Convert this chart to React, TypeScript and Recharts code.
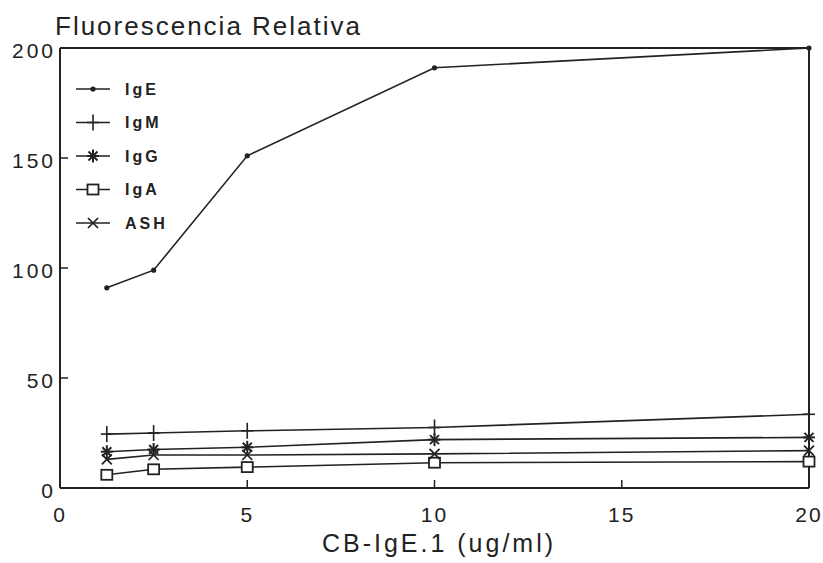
import { Legend, Line, LineChart, ReferenceLine, XAxis, YAxis } from "recharts";

// concentration of CB-IgE.1 (ug/ml)
const conc = [1.25, 2.5, 5, 10, 20];

// relative fluorescence per immunoglobulin
const ige = [91, 99, 151, 191, 200];
const igm = [24.5, 25, 26, 27.5, 33.5];
const igg = [16.5, 17.5, 18.5, 22, 23];
const iga = [6, 8.5, 9.5, 11.5, 12];
const ash = [13, 15, 15, 15.5, 17];

const xTicks = [0, 5, 10, 15, 20];
const yTicks = [0, 50, 100, 150, 200];

const series = ["IgE", "IgM", "IgG", "IgA", "ASH"];

const data = conc.map((x, i) => ({
  x,
  IgE: ige[i],
  IgM: igm[i],
  IgG: igg[i],
  IgA: iga[i],
  ASH: ash[i],
}));

const INK = "#222";
const FONT = '"Liberation Sans", Arial, sans-serif';

type Kind = "dot" | "plus" | "star" | "square" | "cross";

const markerOf: Record<string, Kind> = {
  IgE: "dot",
  IgM: "plus",
  IgG: "star",
  IgA: "square",
  ASH: "cross",
};

const Marker = ({ kind, cx, cy }: { kind: Kind; cx: number; cy: number }) => {
  if (cx == null || cy == null) return null;
  switch (kind) {
    case "dot":
      return <circle cx={cx} cy={cy} r={2.6} fill={INK} />;
    case "plus":
      return (
        <g stroke={INK} strokeWidth={1.6}>
          <line x1={cx} y1={cy - 8} x2={cx} y2={cy + 8} />
          <line x1={cx - 6} y1={cy} x2={cx + 6} y2={cy} />
        </g>
      );
    case "star":
      return (
        <g stroke={INK} strokeWidth={2}>
          <line x1={cx} y1={cy - 6.5} x2={cx} y2={cy + 6.5} />
          <line x1={cx - 6} y1={cy} x2={cx + 6} y2={cy} />
          <line x1={cx - 4.5} y1={cy - 4.5} x2={cx + 4.5} y2={cy + 4.5} />
          <line x1={cx - 4.5} y1={cy + 4.5} x2={cx + 4.5} y2={cy - 4.5} />
        </g>
      );
    case "square":
      return <rect x={cx - 5.5} y={cy - 5} width={11} height={10} fill="#fff" stroke={INK} strokeWidth={1.8} />;
    case "cross":
      return (
        <g stroke={INK} strokeWidth={1.7}>
          <line x1={cx - 5} y1={cy - 5} x2={cx + 5} y2={cy + 5} />
          <line x1={cx - 5} y1={cy + 5} x2={cx + 5} y2={cy - 5} />
        </g>
      );
  }
};

const XTick = (props: any) => {
  const { x, y, payload } = props;
  return (
    <g>
      <line x1={x} y1={y} x2={x} y2={y - 8} stroke={INK} strokeWidth={1.5} />
      <text x={x} y={y + 34} textAnchor="middle" fontSize={21} letterSpacing={2} fill={INK} fontFamily={FONT}>
        {payload.value}
      </text>
    </g>
  );
};

const YTick = (props: any) => {
  const { x, y, payload } = props;
  return (
    <g>
      <line x1={x} y1={y} x2={x + 8} y2={y} stroke={INK} strokeWidth={1.5} />
      <text x={x - 4} y={y + 9.8} textAnchor="end" fontSize={21} letterSpacing={3} fill={INK} fontFamily={FONT}>
        {payload.value}
      </text>
    </g>
  );
};

// legend drawn in the series order of the original figure
const LegendBox = () => (
  <svg width={130} height={230} style={{ overflow: "visible" }}>
    {series.map((name, i) => {
      const cy = 13 + 33.5 * i;
      return (
        <g key={name}>
          <line x1={8} y1={cy} x2={42} y2={cy} stroke={INK} strokeWidth={1.6} />
          <Marker kind={markerOf[name]} cx={25} cy={cy} />
          <text x={57} y={cy + 5.5} fontSize={16} fontWeight="bold" letterSpacing={3} fill={INK} fontFamily={FONT}>
            {name}
          </text>
        </g>
      );
    })}
  </svg>
);

const App = () => {
  return (
    <div style={{ position: "relative", width: 823, height: 563, fontFamily: FONT, background: "#fff" }}>
      <style>{"body{margin:0}"}</style>
      <svg width={420} height={48} style={{ position: "absolute", left: 0, top: 0 }}>
        <text x={55} y={35} fontSize={26} letterSpacing={2} fill={INK} fontFamily={FONT}>
          Fluorescencia Relativa
        </text>
      </svg>
      <LineChart width={823} height={563} data={data} margin={{ top: 48, right: 14, bottom: 0, left: 0 }}>
        <XAxis
          dataKey="x"
          type="number"
          domain={[0, 20]}
          ticks={xTicks}
          interval={0}
          height={75}
          tickSize={0}
          tickMargin={0}
          tickLine={false}
          tick={<XTick />}
          axisLine={{ stroke: INK, strokeWidth: 2 }}
          label={{
            content: ({ viewBox }: any) => (
              <text
                x={viewBox.x + viewBox.width / 2 + 4.5}
                y={viewBox.y + 64}
                textAnchor="middle"
                fontSize={25}
                letterSpacing={3}
                fill={INK}
                fontFamily={FONT}
              >
                CB-IgE.1 (ug/ml)
              </text>
            ),
          }}
        />
        <YAxis
          type="number"
          domain={[0, 200]}
          ticks={yTicks}
          interval={0}
          width={60}
          tickSize={0}
          tickMargin={0}
          tickLine={false}
          tick={<YTick />}
          axisLine={{ stroke: INK, strokeWidth: 2 }}
        />
        <ReferenceLine y={200} stroke={INK} strokeWidth={2} />
        <ReferenceLine x={20} stroke={INK} strokeWidth={2} />
        <Legend
          layout="vertical"
          align="center"
          verticalAlign="middle"
          content={<LegendBox />}
          wrapperStyle={{ left: 68, top: 76, width: 130, height: 230 }}
        />
        {series.map((name) => (
          <Line
            key={name}
            type="linear"
            dataKey={name}
            name={name}
            stroke={INK}
            strokeWidth={1.6}
            isAnimationActive={false}
            dot={(p: any) => <Marker key={`${name}-${p.index}`} kind={markerOf[name]} cx={p.cx} cy={p.cy} />}
            activeDot={false}
          />
        ))}
      </LineChart>
    </div>
  );
};

export default App;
-*-
▶ Given problem: Output the data above without changes, apart from leaving out the pictures.

▶ Complete answer:
Convert this chart to React, TypeScript and Recharts code.
import { Legend, Line, LineChart, ReferenceLine, XAxis, YAxis } from "recharts";

// concentration of CB-IgE.1 (ug/ml)
const conc = [1.25, 2.5, 5, 10, 20];

// relative fluorescence per immunoglobulin
const ige = [91, 99, 151, 191, 200];
const igm = [24.5, 25, 26, 27.5, 33.5];
const igg = [16.5, 17.5, 18.5, 22, 23];
const iga = [6, 8.5, 9.5, 11.5, 12];
const ash = [13, 15, 15, 15.5, 17];

const xTicks = [0, 5, 10, 15, 20];
const yTicks = [0, 50, 100, 150, 200];

const series = ["IgE", "IgM", "IgG", "IgA", "ASH"];

const data = conc.map((x, i) => ({
  x,
  IgE: ige[i],
  IgM: igm[i],
  IgG: igg[i],
  IgA: iga[i],
  ASH: ash[i],
}));

const INK = "#222";
const FONT = '"Liberation Sans", Arial, sans-serif';

type Kind = "dot" | "plus" | "star" | "square" | "cross";

const markerOf: Record<string, Kind> = {
  IgE: "dot",
  IgM: "plus",
  IgG: "star",
  IgA: "square",
  ASH: "cross",
};

const Marker = ({ kind, cx, cy }: { kind: Kind; cx: number; cy: number }) => {
  if (cx == null || cy == null) return null;
  switch (kind) {
    case "dot":
      return <circle cx={cx} cy={cy} r={2.6} fill={INK} />;
    case "plus":
      return (
        <g stroke={INK} strokeWidth={1.6}>
          <line x1={cx} y1={cy - 8} x2={cx} y2={cy + 8} />
          <line x1={cx - 6} y1={cy} x2={cx + 6} y2={cy} />
        </g>
      );
    case "star":
      return (
        <g stroke={INK} strokeWidth={2}>
          <line x1={cx} y1={cy - 6.5} x2={cx} y2={cy + 6.5} />
          <line x1={cx - 6} y1={cy} x2={cx + 6} y2={cy} />
          <line x1={cx - 4.5} y1={cy - 4.5} x2={cx + 4.5} y2={cy + 4.5} />
          <line x1={cx - 4.5} y1={cy + 4.5} x2={cx + 4.5} y2={cy - 4.5} />
        </g>
      );
    case "square":
      return <rect x={cx - 5.5} y={cy - 5} width={11} height={10} fill="#fff" stroke={INK} strokeWidth={1.8} />;
    case "cross":
      return (
        <g stroke={INK} strokeWidth={1.7}>
          <line x1={cx - 5} y1={cy - 5} x2={cx + 5} y2={cy + 5} />
          <line x1={cx - 5} y1={cy + 5} x2={cx + 5} y2={cy - 5} />
        </g>
      );
  }
};

const XTick = (props: any) => {
  const { x, y, payload } = props;
  return (
    <g>
      <line x1={x} y1={y} x2={x} y2={y - 8} stroke={INK} strokeWidth={1.5} />
      <text x={x} y={y + 34} textAnchor="middle" fontSize={21} letterSpacing={2} fill={INK} fontFamily={FONT}>
        {payload.value}
      </text>
    </g>
  );
};

const YTick = (props: any) => {
  const { x, y, payload } = props;
  return (
    <g>
      <line x1={x} y1={y} x2={x + 8} y2={y} stroke={INK} strokeWidth={1.5} />
      <text x={x - 4} y={y + 9.8} textAnchor="end" fontSize={21} letterSpacing={3} fill={INK} fontFamily={FONT}>
        {payload.value}
      </text>
    </g>
  );
};

// legend drawn in the series order of the original figure
const LegendBox = () => (
  <svg width={130} height={230} style={{ overflow: "visible" }}>
    {series.map((name, i) => {
      const cy = 13 + 33.5 * i;
      return (
        <g key={name}>
          <line x1={8} y1={cy} x2={42} y2={cy} stroke={INK} strokeWidth={1.6} />
          <Marker kind={markerOf[name]} cx={25} cy={cy} />
          <text x={57} y={cy + 5.5} fontSize={16} fontWeight="bold" letterSpacing={3} fill={INK} fontFamily={FONT}>
            {name}
          </text>
        </g>
      );
    })}
  </svg>
);

const App = () => {
  return (
    <div style={{ position: "relative", width: 823, height: 563, fontFamily: FONT, background: "#fff" }}>
      <style>{"body{margin:0}"}</style>
      <svg width={420} height={48} style={{ position: "absolute", left: 0, top: 0 }}>
        <text x={55} y={35} fontSize={26} letterSpacing={2} fill={INK} fontFamily={FONT}>
          Fluorescencia Relativa
        </text>
      </svg>
      <LineChart width={823} height={563} data={data} margin={{ top: 48, right: 14, bottom: 0, left: 0 }}>
        <XAxis
          dataKey="x"
          type="number"
          domain={[0, 20]}
          ticks={xTicks}
          interval={0}
          height={75}
          tickSize={0}
          tickMargin={0}
          tickLine={false}
          tick={<XTick />}
          axisLine={{ stroke: INK, strokeWidth: 2 }}
          label={{
            content: ({ viewBox }: any) => (
              <text
                x={viewBox.x + viewBox.width / 2 + 4.5}
                y={viewBox.y + 64}
                textAnchor="middle"
                fontSize={25}
                letterSpacing={3}
                fill={INK}
                fontFamily={FONT}
              >
                CB-IgE.1 (ug/ml)
              </text>
            ),
          }}
        />
        <YAxis
          type="number"
          domain={[0, 200]}
          ticks={yTicks}
          interval={0}
          width={60}
          tickSize={0}
          tickMargin={0}
          tickLine={false}
          tick={<YTick />}
          axisLine={{ stroke: INK, strokeWidth: 2 }}
        />
        <ReferenceLine y={200} stroke={INK} strokeWidth={2} />
        <ReferenceLine x={20} stroke={INK} strokeWidth={2} />
        <Legend
          layout="vertical"
          align="center"
          verticalAlign="middle"
          content={<LegendBox />}
          wrapperStyle={{ left: 68, top: 76, width: 130, height: 230 }}
        />
        {series.map((name) => (
          <Line
            key={name}
            type="linear"
            dataKey={name}
            name={name}
            stroke={INK}
            strokeWidth={1.6}
            isAnimationActive={false}
            dot={(p: any) => <Marker key={`${name}-${p.index}`} kind={markerOf[name]} cx={p.cx} cy={p.cy} />}
            activeDot={false}
          />
        ))}
      </LineChart>
    </div>
  );
};

export default App;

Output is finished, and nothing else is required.